Estimation of gross calorific value of coal based on the cubist regression model

  • Junlin Chen,
  • Yuli He,
  • Yuexia Liang,
  • Wenjia Wang,
  • Xiong Duan

DOI
https://doi.org/10.1038/s41598-024-74469-3
Journal volume & issue
Vol. 14, no. 1
pp. 1 – 18

Abstract

Read online

Abstract The gross calorific value (GCV) of coal is an important parameter for evaluating coal quality, and regression analysis methods can be used to predict GCV. In this study, we proposed a GCV prediction model based on cubist regression. To develop a good regression model, feature selection of input variables was performed using a correlation analysis and a recursive feature elimination algorithm.

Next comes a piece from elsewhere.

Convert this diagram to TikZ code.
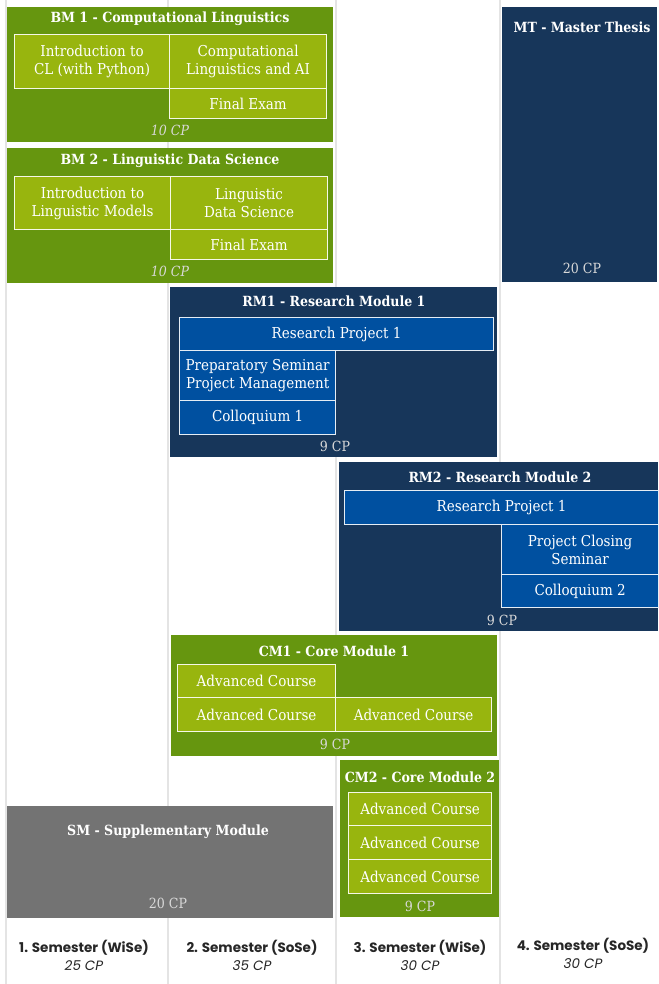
\documentclass[tikz,border=0pt]{standalone}
\usepackage{fontspec}
\setmainfont{DejaVu Serif Condensed}
\newfontfamily\semfont{Poppins}
\definecolor{modgreen}{HTML}{66960F}
\definecolor{crsgreen}{HTML}{98B50E}
\definecolor{modnavy}{HTML}{17365A}
\definecolor{crsblue}{HTML}{0050A0}
\definecolor{modgray}{HTML}{737373}
\definecolor{gridgray}{HTML}{E4E4E4}
\begin{document}
\begin{tikzpicture}[x=1pt, y=-1pt,
  module/.style={fill=#1, anchor=north west, inner sep=0pt},
  course/.style={fill=#1, draw=white!90!#1, line width=1.2pt, anchor=north west, text=white, align=center, inner sep=0pt, font=\fontsize{15}{18}\selectfont},
  title/.style={text=white, font=\bfseries\fontsize{14}{16}\selectfont},
  credits/.style={text=white!85!black, font=\fontsize{14}{16}\selectfont},
  semester/.style={align=center, text=black!85, font=\semfont\fontsize{13.5}{18}\selectfont}]
\useasboundingbox[fill=white] (0,0) rectangle (658,984);

% semester columns
\foreach \x in {6,168,336,500}
  \draw[gridgray, line width=1.5pt] (\x,0) -- (\x,984);

% BM 1
\node[module=modgreen, minimum width=326, minimum height=135] (bm1) at (7,7) {};
\node[title] (bm1t) at (170,19) {BM 1 - Computational Linguistics};
\node[course=crsgreen, minimum width=155, minimum height=54] (bm1a) at (14,34) {Introduction to\\CL (with Python)};
\node[course=crsgreen, minimum width=157, minimum height=54] (bm1b) at (169,34) {Computational\\Linguistics and AI};
\node[course=crsgreen, minimum width=157, minimum height=30] (bm1c) at (169,88) {Final Exam};
\node[credits] (bm1cp) at (170,130) {\itshape 10 CP};

% BM 2
\node[module=modgreen, minimum width=326, minimum height=135] (bm2) at (7,148) {};
\node[title] (bm2t) at (170,161) {BM 2 - Linguistic Data Science};
\node[course=crsgreen, minimum width=156, minimum height=53] (bm2a) at (14,176) {Introduction to\\Linguistic Models};
\node[course=crsgreen, minimum width=157, minimum height=53] (bm2b) at (170,176) {Linguistic\\Data Science};
\node[course=crsgreen, minimum width=157, minimum height=30] (bm2c) at (170,229) {Final Exam};
\node[credits] (bm2cp) at (170,271) {\itshape 10 CP};

% MT
\node[module=modnavy, minimum width=155, minimum height=275] (mt) at (502,7) {};
\node[title] (mtt) at (582,27) {MT - Master Thesis};
\node[credits] (mtcp) at (582,268) {20 CP};

% RM 1
\node[module=modnavy, minimum width=327, minimum height=170] (rm1) at (170,287) {};
\node[title] (rm1t) at (334,301) {RM1 - Research Module 1};
\node[course=crsblue, minimum width=314, minimum height=33] (rm1a) at (179,317) {Research Project 1};
\node[course=crsblue, minimum width=156, minimum height=50] (rm1b) at (179,350) {Preparatory Seminar\\Project Management};
\node[course=crsblue, minimum width=156, minimum height=34] (rm1c) at (179,400) {Colloquium 1};
\node[credits] (rm1cp) at (335,446) {9 CP};

% RM 2
\node[module=modnavy, minimum width=319, minimum height=169] (rm2) at (339,462) {};
\node[title] (rm2t) at (500,477) {RM2 - Research Module 2};
\node[course=crsblue, minimum width=314, minimum height=34] (rm2a) at (344,490) {Research Project 1};
\node[course=crsblue, minimum width=157, minimum height=50] (rm2b) at (501,524) {Project Closing\\Seminar};
\node[course=crsblue, minimum width=157, minimum height=33] (rm2c) at (501,574) {Colloquium 2};
\node[credits] (rm2cp) at (502,620) {9 CP};

% CM 1
\node[module=modgreen, minimum width=326, minimum height=121] (cm1) at (171,635) {};
\node[title] (cm1t) at (334,651) {CM1 - Core Module 1};
\node[course=crsgreen, minimum width=158, minimum height=33] (cm1a) at (177,664) {Advanced Course};
\node[course=crsgreen, minimum width=158, minimum height=34] (cm1b) at (177,697) {Advanced Course};
\node[course=crsgreen, minimum width=156, minimum height=34] (cm1c) at (335,697) {Advanced Course};
\node[credits] (cm1cp) at (335,744) {9 CP};

% CM 2
\node[module=modgreen, minimum width=159, minimum height=157] (cm2) at (340,760) {};
\node[title] (cm2t) at (420,777) {CM2 - Core Module 2};
\node[course=crsgreen, minimum width=143, minimum height=33] (cm2a) at (348,792) {Advanced Course};
\node[course=crsgreen, minimum width=143, minimum height=34] (cm2b) at (348,825) {Advanced Course};
\node[course=crsgreen, minimum width=143, minimum height=34] (cm2c) at (348,859) {Advanced Course};
\node[credits] (cm2cp) at (420,906) {9 CP};

% SM
\node[module=modgray, minimum width=326, minimum height=112] (sm) at (7,806) {};
\node[title] (smt) at (168,832) {SM - Supplementary Module};
\node[credits] (smcp) at (168,903) {20 CP};

% semesters
\node[semester] (sem1) at (84,955) {\bfseries 1. Semester (WiSe)\\\itshape 25 CP};
\node[semester] (sem2) at (252,955) {\bfseries 2. Semester (SoSe)\\\itshape 35 CP};
\node[semester] (sem3) at (420,955) {\bfseries 3. Semester (WiSe)\\\itshape 30 CP};
\node[semester] (sem4) at (583,953) {\bfseries 4. Semester (SoSe)\\\itshape 30 CP};
\end{tikzpicture}
\end{document}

Thus, in this study, we determined three sets of variables as the optimal combination for regression models: proximate analysis variables (Set 1: moisture, standard ash, and volatile matter), element analysis variables (Set 2: carbon, sulfur, and oxygen), and comprehensive index variables (Set 3: carbon, volatile matter, standard ash, sulfur, moisture, and hydrogen). Results for comparison with multiple linear regression, random forest regression, and numerous previous prediction models, such as gradient boosting regression tree, support vector regression (SVR), backpropagation neural networks, and particle swarm optimization–artificial neural network (PSO-ANN), indicate that these seven regression models have the best fitting effect on the comprehensive index variables among the three sets of input variables. The cubist model showed higher prediction accuracy and lower error than most other models (R2, mean absolute error, root mean square error, and average absolute relative deviation percentage values are 0.990, 0.476, 0.668, and 0.086% for the proximate analysis variables; 0.992, 0.381, 0.596, and 0.140% for element analysis variables; and 0.999, 0.161, 0.219, and 0.087% for comprehensive index variables, respectively). The cubist model combines the advantages of decision tree and linear regression, which not only enables it to perform well in terms of accuracy but also makes the model highly interpretable because it is based on multiple sublinear equations. In addition, the cubist model shows obvious advantages in terms of running speed, especially compared with SVR and PSO-ANN, which require complex parameter optimization. In summary, the cubist model considers the prediction accuracy, model interpretability, and computational efficiency as well as provides a new and effective method for GCV prediction.